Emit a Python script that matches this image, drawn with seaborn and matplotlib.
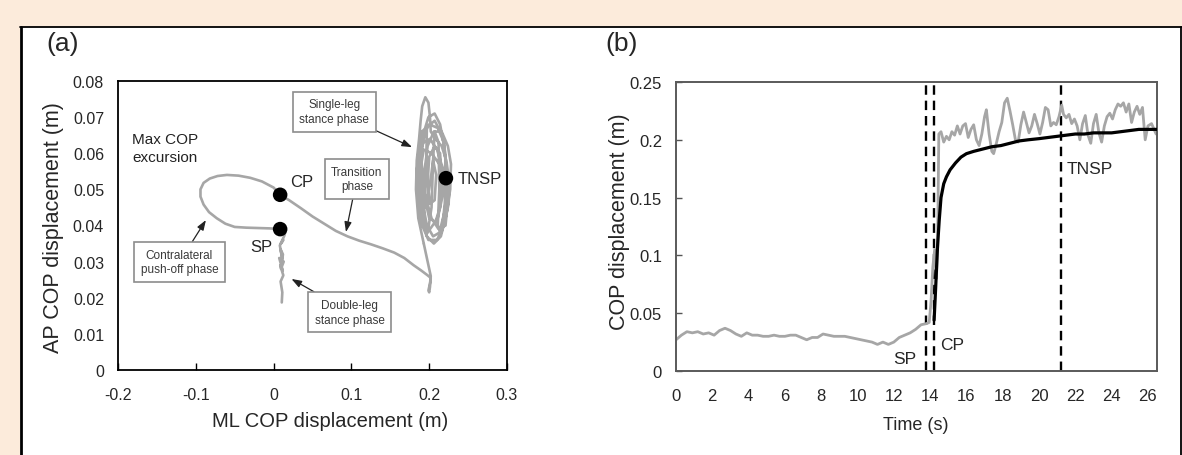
import matplotlib.pyplot as plt
import seaborn as sns
from matplotlib.lines import Line2D
from matplotlib.patches import Rectangle

W, H = 1182, 456
PEACH = "#fcebdb"
GRAY = "#a6a6a6"

# (a) COP path in the ML/AP plane, one array pair per phase
DOUBLE_ML = [0.0105, 0.0112, 0.0090, 0.0125, 0.0085, 0.0118, 0.0072, 0.0130, 0.0095,
             0.0120, 0.0088, 0.0110, 0.0080, 0.0125, 0.0092, 0.0138, 0.0150, 0.0120, 0.0084]
DOUBLE_AP = [0.0187, 0.0215, 0.0245, 0.0262, 0.0290, 0.0275, 0.0310, 0.0300, 0.0280,
             0.0320, 0.0335, 0.0310, 0.0345, 0.0360, 0.0350, 0.0372, 0.0382, 0.0378, 0.0390]

PUSH_ML = [0.0084, -0.005, -0.020, -0.035, -0.050, -0.062, -0.073, -0.083, -0.090, -0.094,
           -0.094, -0.090, -0.082, -0.072, -0.060, -0.045, -0.030, -0.015, 0.000, 0.0084]
PUSH_AP = [0.0390, 0.0392, 0.0393, 0.0394, 0.0396, 0.0405, 0.0420, 0.0437, 0.0458, 0.0480,
           0.0500, 0.0518, 0.0530, 0.0537, 0.0540, 0.0538, 0.0532, 0.0522, 0.0505, 0.0485]

TRANS_ML = [0.0084, 0.020, 0.035, 0.050, 0.065, 0.080, 0.095, 0.110, 0.125, 0.140, 0.155,
            0.168, 0.180, 0.190, 0.198, 0.202, 0.201, 0.199, 0.200, 0.201, 0.202, 0.199,
            0.196, 0.193]
TRANS_AP = [0.0485, 0.0470, 0.0448, 0.0425, 0.0405, 0.0385, 0.0370, 0.0358, 0.0348, 0.0337,
            0.0325, 0.0310, 0.0290, 0.0275, 0.0262, 0.0255, 0.0240, 0.0220, 0.0215, 0.0230,
            0.0260, 0.0290, 0.0320, 0.0350]

SINGLE_ML = [0.193, 0.186, 0.183, 0.184, 0.187, 0.189, 0.191, 0.195, 0.199, 0.201, 0.202,
             0.208, 0.216, 0.222, 0.226, 0.225, 0.219, 0.210, 0.199, 0.191, 0.185,
             0.184, 0.190, 0.197, 0.196, 0.193, 0.198, 0.203, 0.205, 0.207, 0.212, 0.213,
             0.211, 0.216, 0.220, 0.222, 0.219, 0.211, 0.200, 0.190, 0.186, 0.187, 0.192,
             0.201, 0.211, 0.218, 0.221, 0.217, 0.207, 0.196, 0.189, 0.188, 0.190, 0.197,
             0.206, 0.215, 0.222, 0.227, 0.228, 0.224, 0.216, 0.206, 0.198, 0.194, 0.195,
             0.200, 0.208, 0.214, 0.216, 0.214, 0.207, 0.200, 0.198, 0.201, 0.207, 0.209,
             0.205, 0.202, 0.196, 0.188, 0.184, 0.186, 0.193, 0.201, 0.210, 0.220, 0.224,
             0.221, 0.212, 0.203, 0.194, 0.190, 0.192, 0.199, 0.207, 0.214, 0.220, 0.223,
             0.220, 0.213, 0.205, 0.197, 0.191, 0.189, 0.193, 0.203, 0.213, 0.221]
SINGLE_AP = [0.035, 0.042, 0.050, 0.058, 0.064, 0.069, 0.073, 0.0755, 0.074, 0.070, 0.066,
             0.064, 0.062, 0.058, 0.052, 0.046, 0.040, 0.036, 0.036, 0.040, 0.047,
             0.055, 0.066, 0.067, 0.055, 0.043, 0.038, 0.045, 0.058, 0.066, 0.063, 0.050,
             0.040, 0.038, 0.046, 0.056, 0.063, 0.067, 0.068, 0.064, 0.057, 0.048, 0.041,
             0.039, 0.042, 0.049, 0.058, 0.065, 0.069, 0.067, 0.060, 0.051, 0.044, 0.037,
             0.035, 0.037, 0.043, 0.050, 0.057, 0.062, 0.066, 0.066, 0.062, 0.055, 0.047,
             0.042, 0.041, 0.045, 0.053, 0.060, 0.062, 0.059, 0.052, 0.046, 0.047, 0.054,
             0.058, 0.053, 0.045, 0.045, 0.052, 0.060, 0.063, 0.064, 0.061, 0.054, 0.047,
             0.040, 0.039, 0.042, 0.049, 0.058, 0.065, 0.070, 0.071, 0.068, 0.061, 0.052,
             0.044, 0.038, 0.037, 0.040, 0.047, 0.056, 0.061, 0.060, 0.057, 0.053]

EVENT_ML = [0.0084, 0.0084, 0.2215]
EVENT_AP = [0.0390, 0.0485, 0.0531]

# (b) COP displacement over time
RAW_T = [0, 0.3, 0.6, 0.9, 1.2, 1.5, 1.8, 2.1, 2.4, 2.7, 3.0, 3.3, 3.6, 3.9, 4.2, 4.5, 4.8,
         5.1, 5.4, 5.7, 6.0, 6.3, 6.6, 6.9, 7.2, 7.5, 7.8, 8.1, 8.4, 8.7, 9.0, 9.3, 9.6, 9.9,
         10.2, 10.5, 10.8, 11.1, 11.4, 11.7, 12.0, 12.3, 12.6, 12.9, 13.2, 13.5, 13.8, 13.95,
         14.05, 14.15, 14.25, 14.35, 14.42, 14.48, 14.6, 14.75, 14.9, 15.05, 15.2, 15.35,
         15.5, 15.65, 15.8, 15.95, 16.1, 16.25, 16.4, 16.55, 16.7, 16.85, 17.0, 17.1, 17.25,
         17.4, 17.5, 17.65, 17.8, 17.95, 18.1, 18.25, 18.4, 18.55, 18.7, 18.85, 19.0, 19.15,
         19.3, 19.45, 19.6, 19.75, 19.9, 20.05, 20.2, 20.35, 20.5, 20.65, 20.8, 20.95, 21.1,
         21.25, 21.35, 21.5, 21.65, 21.8, 21.95, 22.1, 22.25, 22.4, 22.55, 22.7, 22.85, 23.0,
         23.15, 23.3, 23.45, 23.6, 23.75, 23.9, 24.05, 24.2, 24.35, 24.5, 24.65, 24.8, 24.95,
         25.1, 25.25, 25.4, 25.55, 25.7, 25.85, 26.0, 26.2, 26.45]
RAW_COP = [0.027, 0.031, 0.034, 0.033, 0.034, 0.032, 0.033, 0.031, 0.035, 0.037, 0.035,
           0.032, 0.030, 0.033, 0.031, 0.031, 0.030, 0.030, 0.031, 0.030, 0.030, 0.031,
           0.031, 0.029, 0.027, 0.029, 0.029, 0.032, 0.031, 0.030, 0.030, 0.030, 0.029,
           0.028, 0.027, 0.026, 0.025, 0.023, 0.025, 0.023, 0.025, 0.029, 0.031, 0.033,
           0.036, 0.040, 0.041, 0.042, 0.060, 0.090, 0.105, 0.080, 0.120, 0.205, 0.207,
           0.198, 0.203, 0.200, 0.207, 0.204, 0.212, 0.205, 0.212, 0.214, 0.202, 0.209,
           0.213, 0.200, 0.195, 0.205, 0.220, 0.226, 0.205, 0.190, 0.188, 0.197, 0.207,
           0.215, 0.232, 0.236, 0.225, 0.213, 0.200, 0.198, 0.213, 0.224, 0.215, 0.206,
           0.212, 0.222, 0.214, 0.205, 0.215, 0.228, 0.226, 0.212, 0.215, 0.213, 0.220,
           0.230, 0.222, 0.219, 0.222, 0.214, 0.218, 0.212, 0.200, 0.214, 0.221, 0.204,
           0.197, 0.214, 0.222, 0.206, 0.198, 0.212, 0.220, 0.223, 0.218, 0.226, 0.231,
           0.229, 0.232, 0.224, 0.231, 0.215, 0.224, 0.229, 0.222, 0.228, 0.200, 0.212,
           0.214, 0.205]
MEAN_T = [14.22, 14.3, 14.4, 14.5, 14.6, 14.75, 14.9, 15.1, 15.4, 15.7, 16.0, 16.4, 16.9,
          17.4, 17.9, 18.4, 18.9, 19.4, 20.0, 20.5, 21.0, 21.5, 22.0, 22.5, 23.0, 23.5,
          24.0, 24.5, 25.0, 25.5, 26.0, 26.5]
MEAN_COP = [0.044, 0.070, 0.105, 0.130, 0.150, 0.162, 0.168, 0.174, 0.180, 0.185, 0.188,
            0.190, 0.192, 0.194, 0.195, 0.197, 0.199, 0.200, 0.201, 0.202, 0.203, 0.204,
            0.205, 0.205, 0.206, 0.206, 0.206, 0.207, 0.208, 0.209, 0.209, 0.209]
EVENT_T = [13.8, 14.22, 21.2]


def phase_box(ax, text, box_xy, tip_xy):
    ax.annotate(
        text, xy=tip_xy, xytext=box_xy, ha="center", va="center",
        fontsize=8.5, color="#3a3a3a", linespacing=1.3,
        bbox=dict(boxstyle="square,pad=0.55", fc="white", ec="#8c8c8c", lw=1.2),
        arrowprops=dict(arrowstyle="-|>,head_length=0.7,head_width=0.25",
                        color="#222222", lw=0.9, shrinkA=0, shrinkB=0),
    )


def main() -> None:
    sns.set_theme(style="white")
    plt.rcParams["font.family"] = ["Liberation Sans", "DejaVu Sans"]

    fig = plt.figure(figsize=(W / 100, H / 100), dpi=100, facecolor=PEACH)
    # white inner panel with black border (top/left/right)
    fig.add_artist(Rectangle((20 / W, 0), 1, (H - 28) / H, transform=fig.transFigure,
                             fc="white", ec="none", zorder=-5))
    fig.add_artist(Line2D([21 / W, 21 / W], [0, (H - 28) / H], transform=fig.transFigure,
                          color="black", lw=2))
    fig.add_artist(Line2D([20 / W, 1], [(H - 28) / H, (H - 28) / H],
                          transform=fig.transFigure, color="black", lw=1.3))
    fig.add_artist(Line2D([1180.5 / W, 1180.5 / W], [0, (H - 28) / H],
                          transform=fig.transFigure, color="black", lw=1.3))

    # ---------- (a) ----------
    ax1 = fig.add_axes([118 / W, (H - 371) / H, 389 / W, 289 / H])
    for xs, ys in [(DOUBLE_ML, DOUBLE_AP), (PUSH_ML, PUSH_AP),
                   (TRANS_ML, TRANS_AP), (SINGLE_ML, SINGLE_AP)]:
        sns.lineplot(x=xs, y=ys, sort=False, estimator=None, color=GRAY, lw=1.9, ax=ax1)
    sns.scatterplot(x=EVENT_ML, y=EVENT_AP, color="black", s=110, edgecolor="none",
                    zorder=5, ax=ax1)

    ax1.set_xlim(-0.2, 0.3)
    ax1.set_ylim(0, 0.08)
    ax1.set_xticks([-0.2, -0.1, 0, 0.1, 0.2, 0.3])
    ax1.set_xticklabels(["-0.2", "-0.1", "0", "0.1", "0.2", "0.3"])
    ax1.set_yticks([0, 0.01, 0.02, 0.03, 0.04, 0.05, 0.06, 0.07, 0.08])
    ax1.set_yticklabels(["0", "0.01", "0.02", "0.03", "0.04", "0.05", "0.06", "0.07", "0.08"])
    ax1.tick_params(axis="x", direction="in", length=5, width=1, color="black",
                    labelsize=11.5, pad=12, bottom=True)
    ax1.tick_params(axis="y", length=0, labelsize=11.5, pad=10)
    for sp in ax1.spines.values():
        sp.set_color("black")
        sp.set_linewidth(1.3)

    ax1.text(-0.182, 0.0615, "Max COP\nexcursion", fontsize=11, color="#222222",
             ha="left", va="center", linespacing=1.4)
    ax1.text(0.021, 0.0523, "CP", fontsize=12, ha="left", va="center")
    ax1.text(-0.016, 0.0343, "SP", fontsize=12, ha="center", va="center")
    ax1.text(0.237, 0.0531, "TNSP", fontsize=12, ha="left", va="center")

    phase_box(ax1, "Single-leg\nstance phase", (0.078, 0.0715), (0.178, 0.0617))
    phase_box(ax1, "Transition\nphase", (0.107, 0.0529), (0.093, 0.0382))
    phase_box(ax1, "Contralateral\npush-off phase", (-0.121, 0.0299), (-0.087, 0.0415))
    phase_box(ax1, "Double-leg\nstance phase", (0.098, 0.0160), (0.023, 0.0252))

    # ---------- (b) ----------
    ax2 = fig.add_axes([676 / W, (H - 372) / H, 481 / W, 289 / H])
    for t in EVENT_T:
        ax2.axvline(t, color="black", lw=1.7, ls=(0, (4, 2.5)), zorder=1)
    sns.lineplot(x=RAW_T, y=RAW_COP, sort=False, estimator=None, color=GRAY, lw=2.0,
                 ax=ax2, zorder=2)
    sns.lineplot(x=MEAN_T, y=MEAN_COP, sort=False, estimator=None, color="black", lw=2.3,
                 ax=ax2, zorder=3)

    ax2.set_xlim(0, 26.5)
    ax2.set_ylim(0, 0.25)
    ax2.set_xticks(list(range(0, 27, 2)))
    ax2.set_yticks([0, 0.05, 0.1, 0.15, 0.2, 0.25])
    ax2.set_yticklabels(["0", "0.05", "0.1", "0.15", "0.2", "0.25"])
    ax2.tick_params(axis="x", length=0, labelsize=12, pad=12)
    ax2.tick_params(axis="y", direction="in", length=4, width=1, color="#555555",
                    labelsize=12, pad=10, left=True)
    for sp in ax2.spines.values():
        sp.set_color("#5a5a5a")
        sp.set_linewidth(1.4)

    ax2.text(12.6, 0.011, "SP", fontsize=12.5, ha="center", va="center")
    ax2.text(15.2, 0.0225, "CP", fontsize=12.5, ha="center", va="center")
    ax2.text(21.5, 0.175, "TNSP", fontsize=12.5, ha="left", va="center")

    # panel tags and axis titles
    fig.text(63 / W, 1 - 44 / H, "(a)", fontsize=19, ha="center", va="center")
    fig.text(622 / W, 1 - 44 / H, "(b)", fontsize=19, ha="center", va="center")
    fig.text(54 / W, 1 - 228 / H, "AP COP displacement (m)", fontsize=15.5,
             rotation=90, ha="center", va="center")
    fig.text(330 / W, 1 - 422 / H, "ML COP displacement (m)", fontsize=14.5,
             ha="center", va="center")
    fig.text(619 / W, 1 - 222 / H, "COP displacement (m)", fontsize=15.5,
             rotation=90, ha="center", va="center")
    fig.text(916 / W, 1 - 426 / H, "Time (s)", fontsize=13, ha="center", va="center")

    fig.savefig("out.png", dpi=100, facecolor=PEACH)


if __name__ == "__main__":
    main()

::::

== Problem statement ==
Repeat the listing above exactly from its first line to the line containing "from matplotlib.patches import Rectangle", both included, and omit the pictures.

== Solution to this exercise ==
Emit a Python script that matches this image, drawn with seaborn and matplotlib.
import matplotlib.pyplot as plt
import seaborn as sns
from matplotlib.lines import Line2D
from matplotlib.patches import Rectangle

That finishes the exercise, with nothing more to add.